Langfristig muss das Ziel eines ausgeglichenen Staats- und Bundeshaushaltes gelten – das sind wir den kommenden Generationen schuldig und führt auch dazu, dass ein leistungsfähiger Sozialstaat überhaupt existieren kann.
Ich stimme Ihnen zu, dass der neoliberale Zeitgeist, der sich in den Kolumnen der Printmedien und Talkshows in den letzten Jahren zusehends verbreitete, am Ende ist. Er war auch nie Gegenstand der SPD-Programmatik, sondern ist im Leipziger Parteitagsbeschluss der CDU und in der FDP zu finden. Dies zeigt sich auch bei den gegenwärtigen Bestrebungen der SPD, die Managergehälter zu beschränken. Die SPD will die steuerliche Absetzbarkeit von Managergehältern und Abfindungen begrenzen und Manager dazu verpflichten, ihre Entscheidungen nicht nur an Unternehmensinteressen, sondern auch am Wohl der Allgemeinheit auszurichten. Diese Vorschläge wurden von CDU/CSU in einer gemeinsamen Arbeitsgruppe der Großen Koalition abgelehnt!

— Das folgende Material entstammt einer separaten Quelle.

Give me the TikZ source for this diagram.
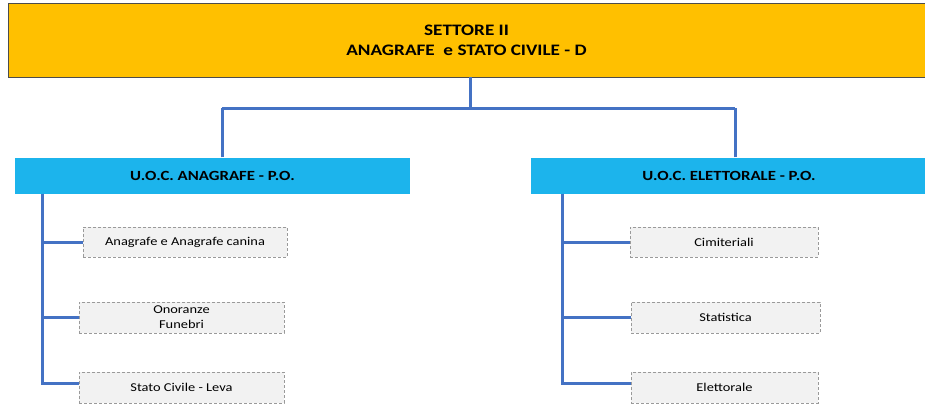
\documentclass[tikz,border=0pt]{standalone}
\usepackage{fontspec}
\setmainfont[FakeStretch=1.2]{Carlito}
\definecolor{topfill}{HTML}{FFC000}
\definecolor{uocfill}{HTML}{1CB4EC}
\definecolor{linkblue}{HTML}{4472C4}
\definecolor{leaffill}{HTML}{F2F2F2}
\definecolor{leafborder}{HTML}{9A9A9A}
\tikzset{
  topbox/.style={draw=black!70, line width=0.8pt, fill=topfill, inner sep=0pt, align=center, font=\bfseries\fontsize{16}{20}\selectfont},
  uocbox/.style={fill=uocfill, inner sep=0pt, align=center, font=\bfseries\fontsize{14}{16}\selectfont},
  leafbox/.style={draw=leafborder, densely dashed, line width=0.5pt, fill=leaffill, inner sep=0pt, align=center, font=\fontsize{12}{15}\selectfont},
  link/.style={draw=linkblue, line width=3pt},
}
\begin{document}
\begin{tikzpicture}[x=1pt,y=-1pt]
\useasboundingbox (0,0) rectangle (925,405);
\fill[white] (0,0) rectangle (925,405);
\node[topbox, minimum width=917pt, minimum height=74pt] (top) at (466.5,40) {SETTORE II\\ANAGRAFE\ \ e STATO CIVILE - D};
\node[uocbox, minimum width=395pt, minimum height=36pt] (uoc1) at (212.5,175.5) {U.O.C. ANAGRAFE - P.O.};
\node[uocbox, minimum width=396pt, minimum height=36pt] (uoc2) at (729,175.5) {U.O.C. ELETTORALE - P.O.};
\node[leafbox, minimum width=204pt, minimum height=30pt] (a1) at (185,242) {Anagrafe e Anagrafe canina};
\node[leafbox, minimum width=205pt, minimum height=31pt] (a2) at (181.5,317.5) {Onoranze\\Funebri};
\node[leafbox, minimum width=205pt, minimum height=31pt] (a3) at (181.5,387.5) {Stato Civile - Leva};
\node[leafbox, minimum width=188pt, minimum height=30pt] (b1) at (724,242) {Cimiteriali};
\node[leafbox, minimum width=189pt, minimum height=31pt] (b2) at (725.5,317.5) {Statistica};
\node[leafbox, minimum width=187pt, minimum height=31pt] (b3) at (724.5,387.5) {Elettorale};
\coordinate (mid) at (470,108);
\coordinate (ls) at (42,383);
\coordinate (rs) at (562,383);
\draw[link] (top.south -| mid) -- (mid);
\draw[link] (222,108) -- (735,108);
\draw[link] (uoc1.north -| 222,0) -- (222,108);
\draw[link] (uoc2.north -| 735,0) -- (735,108);
\draw[link] (uoc1.south -| ls) -- (ls) -- (a3.west |- ls);
\draw[link] (uoc1.south -| ls) |- (a1.west);
\draw[link] (uoc1.south -| ls) |- (a2.west);
\draw[link] (uoc2.south -| rs) -- (rs) -- (b3.west |- rs);
\draw[link] (uoc2.south -| rs) |- (b1.west);
\draw[link] (uoc2.south -| rs) |- (b2.west);
\end{tikzpicture}
\end{document}
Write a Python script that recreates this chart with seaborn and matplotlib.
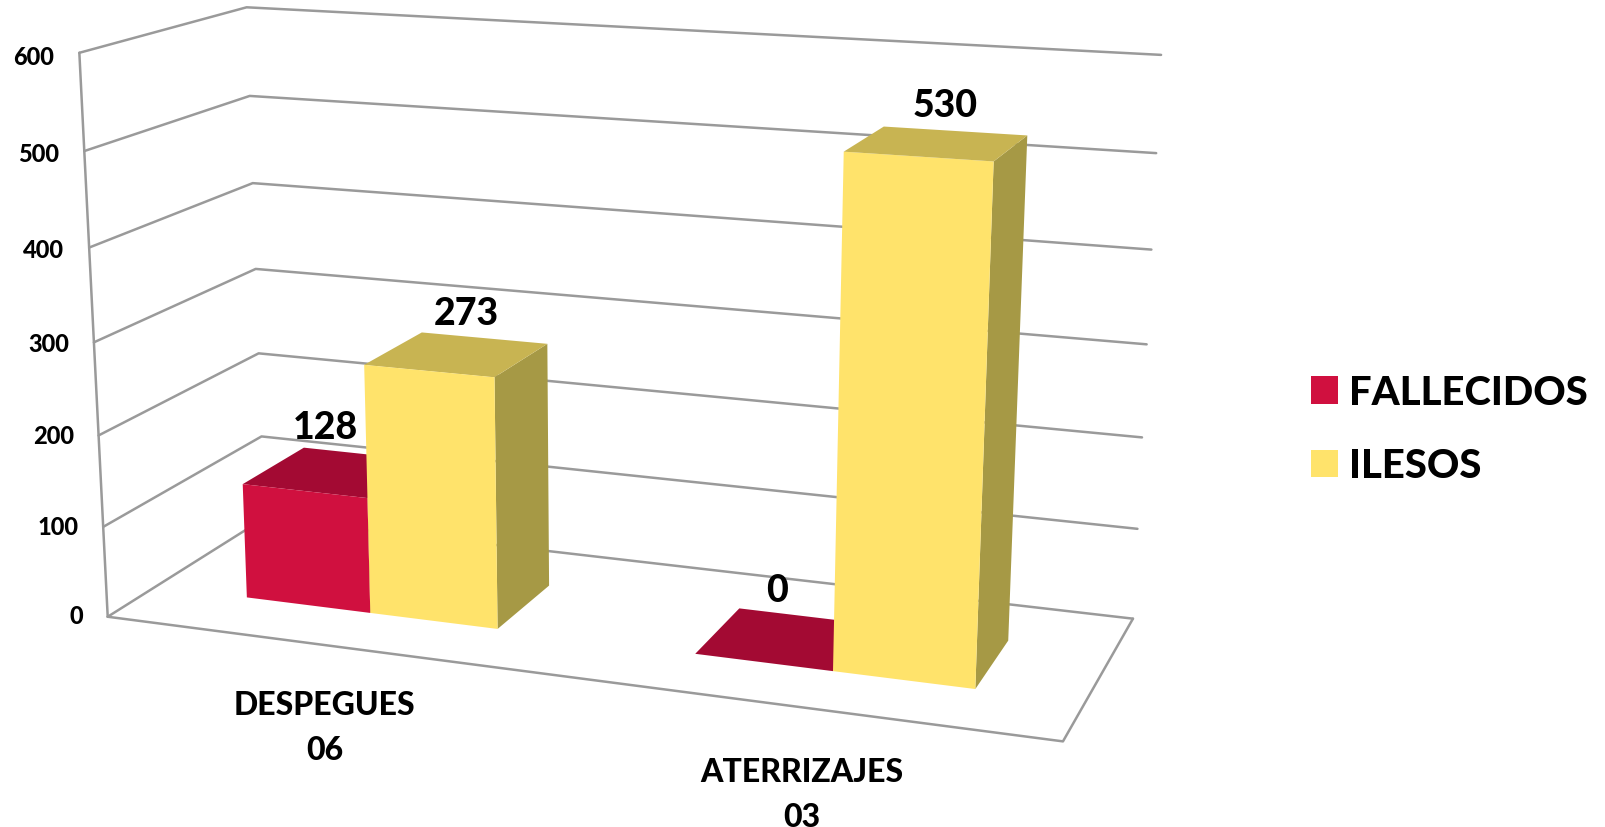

Für die Höhe des Arbeitslosengeldes II (Hartz IV) ist nach Rechtsprechung des Bundesverfassungsgerichtes der Existenzminimumbericht des Finanzministeriums entscheidend. Nach dem Entwurf für das Jahr 2010 können die Empfänger mit einer Erhöhung um 1,9% in 2009 und weiteren 2,3% in 2010 rechnen. Außerdem hat die Große Koalition im Konjunkturpaket II die Erhöhung der Regelsätze für Kinder von 60 auf 70% des Erwachsenen-Regelsatzes zum 1. Juli 2009 verabschiedet. Dass das Prinzip des Forderns und Förderns der richtige Weg ist, hat die Entwicklung der Arbeitslosigkeit in den letzen Jahren gezeigt. Sie ist von 5 Millionen auf unter 3 Millionen im Oktober 2008 gesunken – auch wenn die Zahlen in der gegenwärtigen Krise wieder ansteigen, ist der deutsche Arbeitsmarkt wetterfester geworden und im europäischen Vergleich weit vorne. Um Arbeitslose wieder schneller in Arbeit zu bringen, wurden die arbeitsmarktpolitischen Instrumente vereinfacht und übersichtlicher für die Vermittler gestaltet. Die Vermittlung in Arbeit wurde außerdem durch 1.900 zusätzliche Vermittlerstellen für Bezieher von Arbeitslosengeld II gestärkt.
Zu Ihren Fragen zur Bildungspolitik: Dieser Bereich liegt in der Zuständigkeit der Bundesländer, aber vergleichen Sie bitte bei den Studiengebühren, in welchen Ländern die Studenten gezwungen werden, zu zahlen: Nur in den von CDU-Ministerpräsidenten regierten Ländern! Kein einziges SPD-geführtes Bundesland hat Studiengebühren – diese sind unsozial und gehören abgeschafft. Genauso wie Schulbuchgebühren.
Wir Sozialdemokraten weisen auf diesen Umstand regelmäßig hin und haben uns zuletzt ja auch im Hamburger Bürgerschaftswahlkampf für die Abschaffung der Studiengebühren und für die Lernmittelfreiheit eingesetzt.